### Problem statement:
Would you write out the listing verbatim and skip every picture in it?

### Data lines:
_ _ _ _

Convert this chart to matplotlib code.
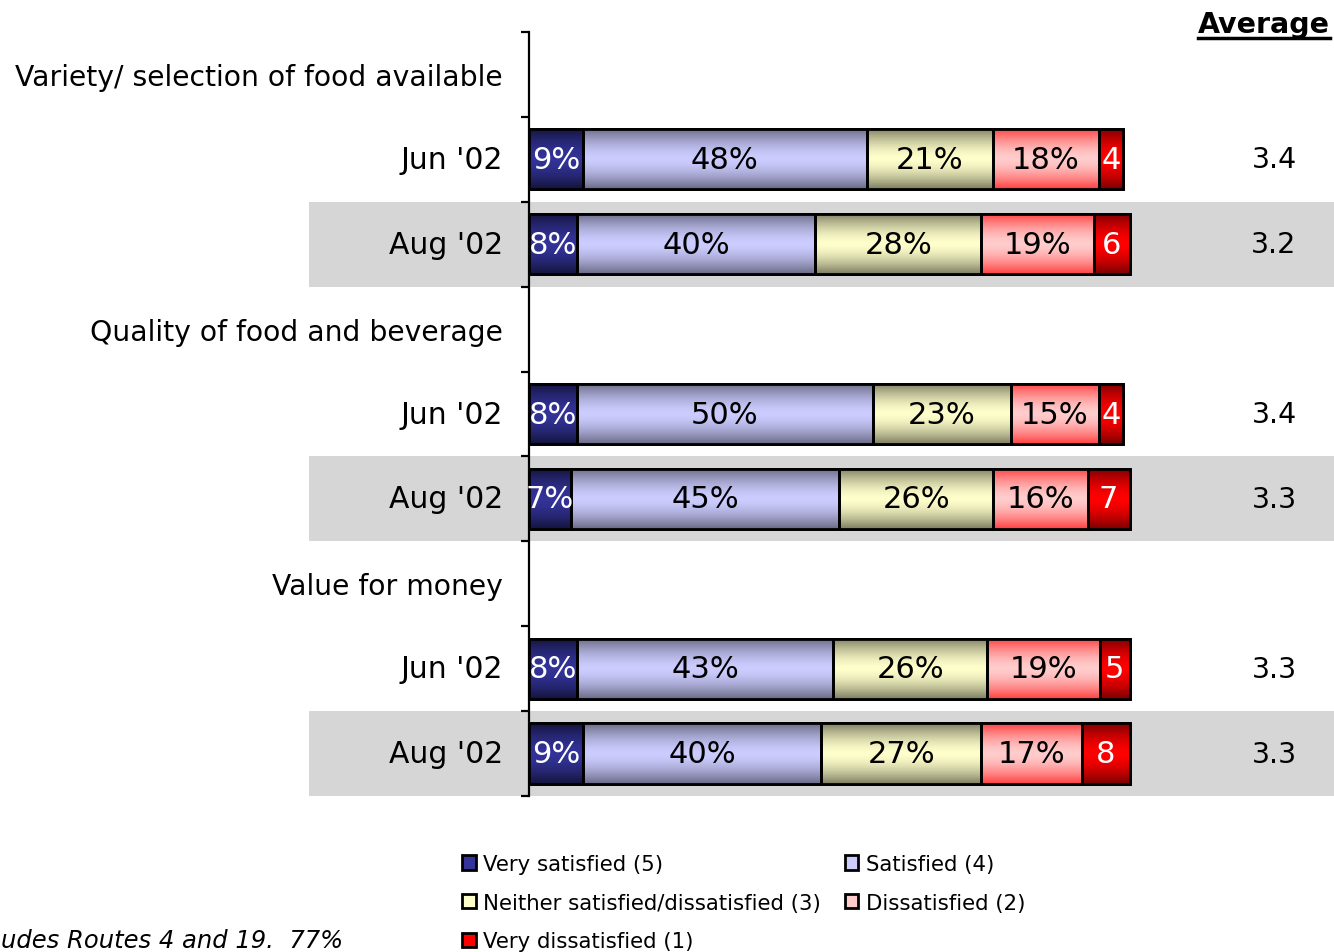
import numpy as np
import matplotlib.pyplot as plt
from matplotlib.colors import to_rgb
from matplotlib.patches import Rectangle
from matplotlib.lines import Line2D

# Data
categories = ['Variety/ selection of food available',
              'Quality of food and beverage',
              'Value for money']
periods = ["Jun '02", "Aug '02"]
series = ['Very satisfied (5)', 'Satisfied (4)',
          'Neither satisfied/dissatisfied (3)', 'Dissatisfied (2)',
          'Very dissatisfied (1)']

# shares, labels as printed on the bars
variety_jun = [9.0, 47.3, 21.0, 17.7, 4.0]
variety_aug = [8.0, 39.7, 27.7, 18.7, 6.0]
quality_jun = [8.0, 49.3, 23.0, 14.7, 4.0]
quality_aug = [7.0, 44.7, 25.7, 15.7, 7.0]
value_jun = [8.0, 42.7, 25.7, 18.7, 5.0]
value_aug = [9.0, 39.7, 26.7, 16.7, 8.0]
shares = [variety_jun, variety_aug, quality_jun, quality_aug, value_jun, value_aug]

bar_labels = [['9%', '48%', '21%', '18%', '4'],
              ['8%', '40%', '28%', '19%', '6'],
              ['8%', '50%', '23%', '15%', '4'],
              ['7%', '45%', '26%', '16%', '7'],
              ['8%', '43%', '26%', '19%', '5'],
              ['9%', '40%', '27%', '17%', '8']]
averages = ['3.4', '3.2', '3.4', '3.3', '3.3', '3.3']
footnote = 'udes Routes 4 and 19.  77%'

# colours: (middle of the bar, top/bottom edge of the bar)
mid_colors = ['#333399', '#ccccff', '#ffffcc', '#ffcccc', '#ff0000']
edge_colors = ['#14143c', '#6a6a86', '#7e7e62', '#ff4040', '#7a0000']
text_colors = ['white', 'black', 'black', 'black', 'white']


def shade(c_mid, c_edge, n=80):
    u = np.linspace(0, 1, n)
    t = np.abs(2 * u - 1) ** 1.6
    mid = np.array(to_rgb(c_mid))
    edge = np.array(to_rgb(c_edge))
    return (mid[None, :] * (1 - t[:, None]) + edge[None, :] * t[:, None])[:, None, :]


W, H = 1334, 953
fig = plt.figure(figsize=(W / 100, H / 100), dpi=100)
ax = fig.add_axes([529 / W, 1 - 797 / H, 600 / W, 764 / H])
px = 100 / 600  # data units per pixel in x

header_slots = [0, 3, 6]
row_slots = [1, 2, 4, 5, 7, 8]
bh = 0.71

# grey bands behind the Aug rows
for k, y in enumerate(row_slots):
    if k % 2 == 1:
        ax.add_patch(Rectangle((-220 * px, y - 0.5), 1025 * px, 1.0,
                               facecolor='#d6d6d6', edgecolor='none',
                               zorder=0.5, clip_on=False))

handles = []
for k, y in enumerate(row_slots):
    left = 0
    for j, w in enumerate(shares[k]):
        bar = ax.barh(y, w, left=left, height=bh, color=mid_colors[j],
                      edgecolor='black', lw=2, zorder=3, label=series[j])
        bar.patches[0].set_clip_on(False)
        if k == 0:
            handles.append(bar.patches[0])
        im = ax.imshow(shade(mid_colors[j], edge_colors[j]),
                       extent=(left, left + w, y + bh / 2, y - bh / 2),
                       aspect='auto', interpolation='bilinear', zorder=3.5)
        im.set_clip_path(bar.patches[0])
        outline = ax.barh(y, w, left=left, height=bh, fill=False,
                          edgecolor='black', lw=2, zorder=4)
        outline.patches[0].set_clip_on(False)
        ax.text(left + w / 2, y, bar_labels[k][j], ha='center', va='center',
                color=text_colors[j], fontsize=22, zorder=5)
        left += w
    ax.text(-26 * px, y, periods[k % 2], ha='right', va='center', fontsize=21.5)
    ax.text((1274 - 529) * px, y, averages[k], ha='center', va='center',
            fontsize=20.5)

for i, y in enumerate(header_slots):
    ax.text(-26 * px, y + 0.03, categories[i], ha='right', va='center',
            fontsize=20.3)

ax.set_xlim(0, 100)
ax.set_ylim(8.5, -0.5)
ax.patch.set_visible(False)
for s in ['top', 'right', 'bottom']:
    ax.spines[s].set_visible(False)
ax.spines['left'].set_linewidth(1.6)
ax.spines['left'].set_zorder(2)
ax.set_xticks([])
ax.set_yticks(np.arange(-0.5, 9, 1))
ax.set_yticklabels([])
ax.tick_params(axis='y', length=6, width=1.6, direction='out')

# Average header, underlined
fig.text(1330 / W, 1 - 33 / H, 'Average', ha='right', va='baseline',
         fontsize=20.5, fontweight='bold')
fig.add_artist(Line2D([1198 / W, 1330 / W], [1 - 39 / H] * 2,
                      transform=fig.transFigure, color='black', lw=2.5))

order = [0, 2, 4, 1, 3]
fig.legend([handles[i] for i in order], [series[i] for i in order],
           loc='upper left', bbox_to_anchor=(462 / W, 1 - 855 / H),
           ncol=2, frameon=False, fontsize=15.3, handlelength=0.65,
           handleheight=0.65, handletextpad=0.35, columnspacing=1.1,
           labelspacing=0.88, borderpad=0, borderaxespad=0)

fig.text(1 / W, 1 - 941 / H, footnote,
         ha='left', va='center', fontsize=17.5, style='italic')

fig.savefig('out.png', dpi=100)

_ _ _ _

### Solution below:
Convert this chart to matplotlib code.
import numpy as np
import matplotlib.pyplot as plt
from matplotlib.colors import to_rgb
from matplotlib.patches import Rectangle
from matplotlib.lines import Line2D

# Data
categories = ['Variety/ selection of food available',
              'Quality of food and beverage',
              'Value for money']
periods = ["Jun '02", "Aug '02"]
series = ['Very satisfied (5)', 'Satisfied (4)',
          'Neither satisfied/dissatisfied (3)', 'Dissatisfied (2)',
          'Very dissatisfied (1)']

# shares, labels as printed on the bars
variety_jun = [9.0, 47.3, 21.0, 17.7, 4.0]
variety_aug = [8.0, 39.7, 27.7, 18.7, 6.0]
quality_jun = [8.0, 49.3, 23.0, 14.7, 4.0]
quality_aug = [7.0, 44.7, 25.7, 15.7, 7.0]
value_jun = [8.0, 42.7, 25.7, 18.7, 5.0]
value_aug = [9.0, 39.7, 26.7, 16.7, 8.0]
shares = [variety_jun, variety_aug, quality_jun, quality_aug, value_jun, value_aug]

bar_labels = [['9%', '48%', '21%', '18%', '4'],
              ['8%', '40%', '28%', '19%', '6'],
              ['8%', '50%', '23%', '15%', '4'],
              ['7%', '45%', '26%', '16%', '7'],
              ['8%', '43%', '26%', '19%', '5'],
              ['9%', '40%', '27%', '17%', '8']]
averages = ['3.4', '3.2', '3.4', '3.3', '3.3', '3.3']
footnote = 'udes Routes 4 and 19.  77%'

# colours: (middle of the bar, top/bottom edge of the bar)
mid_colors = ['#333399', '#ccccff', '#ffffcc', '#ffcccc', '#ff0000']
edge_colors = ['#14143c', '#6a6a86', '#7e7e62', '#ff4040', '#7a0000']
text_colors = ['white', 'black', 'black', 'black', 'white']


def shade(c_mid, c_edge, n=80):
    u = np.linspace(0, 1, n)
    t = np.abs(2 * u - 1) ** 1.6
    mid = np.array(to_rgb(c_mid))
    edge = np.array(to_rgb(c_edge))
    return (mid[None, :] * (1 - t[:, None]) + edge[None, :] * t[:, None])[:, None, :]


W, H = 1334, 953
fig = plt.figure(figsize=(W / 100, H / 100), dpi=100)
ax = fig.add_axes([529 / W, 1 - 797 / H, 600 / W, 764 / H])
px = 100 / 600  # data units per pixel in x

header_slots = [0, 3, 6]
row_slots = [1, 2, 4, 5, 7, 8]
bh = 0.71

# grey bands behind the Aug rows
for k, y in enumerate(row_slots):
    if k % 2 == 1:
        ax.add_patch(Rectangle((-220 * px, y - 0.5), 1025 * px, 1.0,
                               facecolor='#d6d6d6', edgecolor='none',
                               zorder=0.5, clip_on=False))

handles = []
for k, y in enumerate(row_slots):
    left = 0
    for j, w in enumerate(shares[k]):
        bar = ax.barh(y, w, left=left, height=bh, color=mid_colors[j],
                      edgecolor='black', lw=2, zorder=3, label=series[j])
        bar.patches[0].set_clip_on(False)
        if k == 0:
            handles.append(bar.patches[0])
        im = ax.imshow(shade(mid_colors[j], edge_colors[j]),
                       extent=(left, left + w, y + bh / 2, y - bh / 2),
                       aspect='auto', interpolation='bilinear', zorder=3.5)
        im.set_clip_path(bar.patches[0])
        outline = ax.barh(y, w, left=left, height=bh, fill=False,
                          edgecolor='black', lw=2, zorder=4)
        outline.patches[0].set_clip_on(False)
        ax.text(left + w / 2, y, bar_labels[k][j], ha='center', va='center',
                color=text_colors[j], fontsize=22, zorder=5)
        left += w
    ax.text(-26 * px, y, periods[k % 2], ha='right', va='center', fontsize=21.5)
    ax.text((1274 - 529) * px, y, averages[k], ha='center', va='center',
            fontsize=20.5)

for i, y in enumerate(header_slots):
    ax.text(-26 * px, y + 0.03, categories[i], ha='right', va='center',
            fontsize=20.3)

ax.set_xlim(0, 100)
ax.set_ylim(8.5, -0.5)
ax.patch.set_visible(False)
for s in ['top', 'right', 'bottom']:
    ax.spines[s].set_visible(False)
ax.spines['left'].set_linewidth(1.6)
ax.spines['left'].set_zorder(2)
ax.set_xticks([])
ax.set_yticks(np.arange(-0.5, 9, 1))
ax.set_yticklabels([])
ax.tick_params(axis='y', length=6, width=1.6, direction='out')

# Average header, underlined
fig.text(1330 / W, 1 - 33 / H, 'Average', ha='right', va='baseline',
         fontsize=20.5, fontweight='bold')
fig.add_artist(Line2D([1198 / W, 1330 / W], [1 - 39 / H] * 2,
                      transform=fig.transFigure, color='black', lw=2.5))

order = [0, 2, 4, 1, 3]
fig.legend([handles[i] for i in order], [series[i] for i in order],
           loc='upper left', bbox_to_anchor=(462 / W, 1 - 855 / H),
           ncol=2, frameon=False, fontsize=15.3, handlelength=0.65,
           handleheight=0.65, handletextpad=0.35, columnspacing=1.1,
           labelspacing=0.88, borderpad=0, borderaxespad=0)

fig.text(1 / W, 1 - 941 / H, footnote,
         ha='left', va='center', fontsize=17.5, style='italic')

fig.savefig('out.png', dpi=100)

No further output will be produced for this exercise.